=== Problem details ===
Find how many lines of the listing below include the word "code", then report the number by itself.

=== Data in this exercise ===
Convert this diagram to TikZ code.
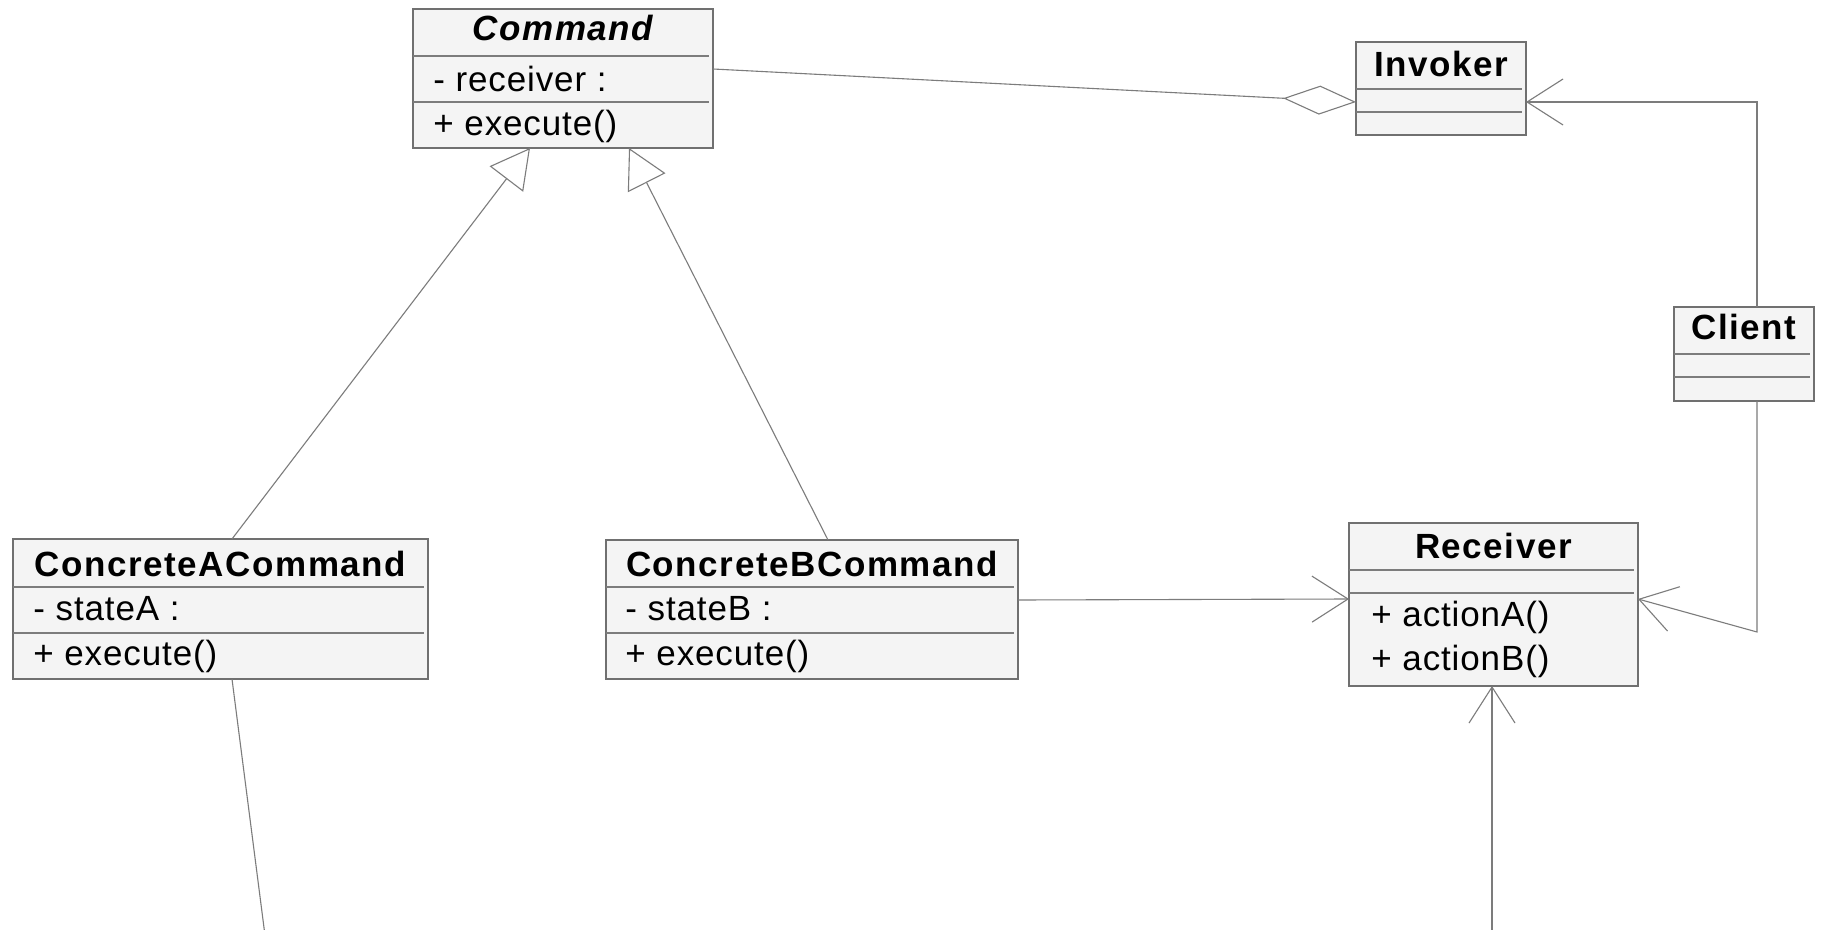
\documentclass[tikz,border=0pt]{standalone}
\usepackage{fontspec}
\setmainfont{Liberation Sans}
\newfontfamily\umltitle{Liberation Sans}[LetterSpace=4.5]
\newfontfamily\umlmember{Liberation Sans}[LetterSpace=2.5]
\usetikzlibrary{arrows.meta}
\definecolor{boxfill}{HTML}{F4F4F4}
\definecolor{boxline}{HTML}{707070}
\definecolor{wire}{HTML}{7C7C7C}

\begin{document}
\begin{tikzpicture}[x=0.5pt,y=-0.5pt,
  classbox/.style={draw=boxline, fill=boxfill, line width=0.75pt, inner sep=0pt, outer sep=0pt},
  sepline/.style={draw=wire, line width=0.6pt},
  title/.style={anchor=base, inner sep=0pt, font=\umltitle\fontsize{17.5}{21}\selectfont\bfseries},
  member/.style={anchor=base west, inner sep=0pt, font=\umlmember\fontsize{17.5}{21}\selectfont},
  wire/.style={draw=wire, line width=0.55pt},
  assoc/.style={wire, -{Straight Barb[length=18pt,width=23pt,line width=0.55pt]}},
  gen/.style={wire, -{Triangle[length=19.5pt,width=21pt,fill=white,line width=0.55pt]}},
  aggr/.style={wire, -{Diamond[length=36.5pt,width=14.5pt,fill=white,line width=0.55pt]}}
]
\useasboundingbox[fill=white] (0,0) rectangle (1823,930);

% ---- Command (abstract) ----
\node[classbox, minimum width=150pt, minimum height=69.5pt] (cmd) at (563,78.5) {};
\draw[sepline] (413,56) -- (709,56);
\draw[sepline] (413,102) -- (709,102);
\node[title] (cmdT) at (563,41) {\itshape Command};
\node[member] (cmdA) at (433,92) {- receiver :};
\node[member] (cmdM) at (433,136) {+ execute()};

% ---- Invoker ----
\node[classbox, minimum width=85pt, minimum height=46.5pt] (inv) at (1441,88.5) {};
\draw[sepline] (1356,89) -- (1522,89);
\draw[sepline] (1356,112) -- (1522,112);
\node[title] (invT) at (1441,77) {Invoker};

% ---- Client ----
\node[classbox, minimum width=70pt, minimum height=47pt] (cli) at (1744,354) {};
\draw[sepline] (1674,354) -- (1810,354);
\draw[sepline] (1674,377) -- (1810,377);
\node[title] (cliT) at (1744,340) {Client};

% ---- ConcreteACommand ----
\node[classbox, minimum width=207.5pt, minimum height=70pt] (ca) at (220.5,609) {};
\draw[sepline] (13,587) -- (424,587);
\draw[sepline] (13,633) -- (424,633);
\node[title] (caT) at (220.5,576) {ConcreteACommand};
\node[member] (caA) at (33,620) {- stateA :};
\node[member] (caM) at (33,665) {+ execute()};

% ---- ConcreteBCommand ----
\node[classbox, minimum width=206pt, minimum height=69.5pt] (cb) at (812,609.5) {};
\draw[sepline] (606,587) -- (1014,587);
\draw[sepline] (606,633) -- (1014,633);
\node[title] (cbT) at (812,576) {ConcreteBCommand};
\node[member] (cbA) at (625,620) {- stateB :};
\node[member] (cbM) at (625,665) {+ execute()};

% ---- Receiver ----
\node[classbox, minimum width=144.5pt, minimum height=81.5pt] (rcv) at (1493.5,604.5) {};
\draw[sepline] (1349,570) -- (1634,570);
\draw[sepline] (1349,593) -- (1634,593);
\node[title] (rcvT) at (1493.5,558) {Receiver};
\node[member] (rcvA) at (1371,626) {+ actionA()};
\node[member] (rcvB) at (1371,670) {+ actionB()};

% ---- relations ----
\draw[aggr] ([yshift=4.75pt]cmd.east) -- ([yshift=-6.75pt]inv.west);
\draw[gen] ([xshift=5.75pt]ca.north) -- ([xshift=-16.5pt]cmd.south);
\draw[gen] ([xshift=8pt]cb.north) -- ([xshift=33pt]cmd.south);
\draw[assoc] ([xshift=6.5pt]cli.north) |- ([yshift=-6.75pt]inv.east);
\draw[assoc] ([xshift=6.5pt]cli.south) -- ++(0,231) -- ([yshift=2.75pt]rcv.east);
\draw[assoc] ([yshift=4.75pt]cb.east) -- ([yshift=2.75pt]rcv.west);

% lines running past the lower edge
\coordinate (abot) at (264.3,930);
\coordinate (rbot) at (1492,930);
\draw[wire] ([xshift=5.75pt]ca.south) -- (abot);
\draw[assoc] (rbot) -- ([xshift=-0.75pt]rcv.south);
\end{tikzpicture}
\end{document}
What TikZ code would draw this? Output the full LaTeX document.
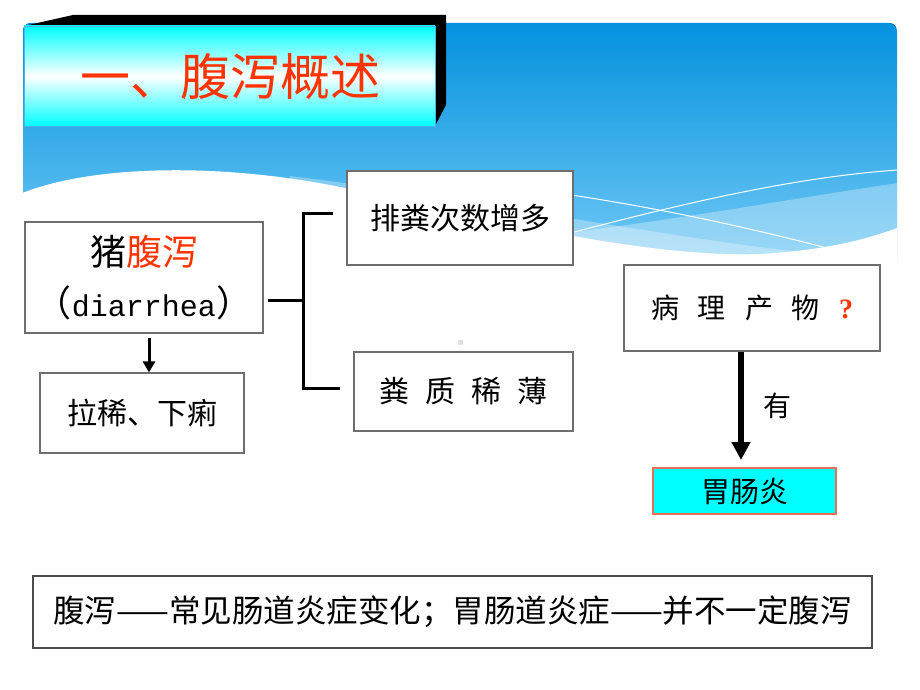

=== Written answer ===
2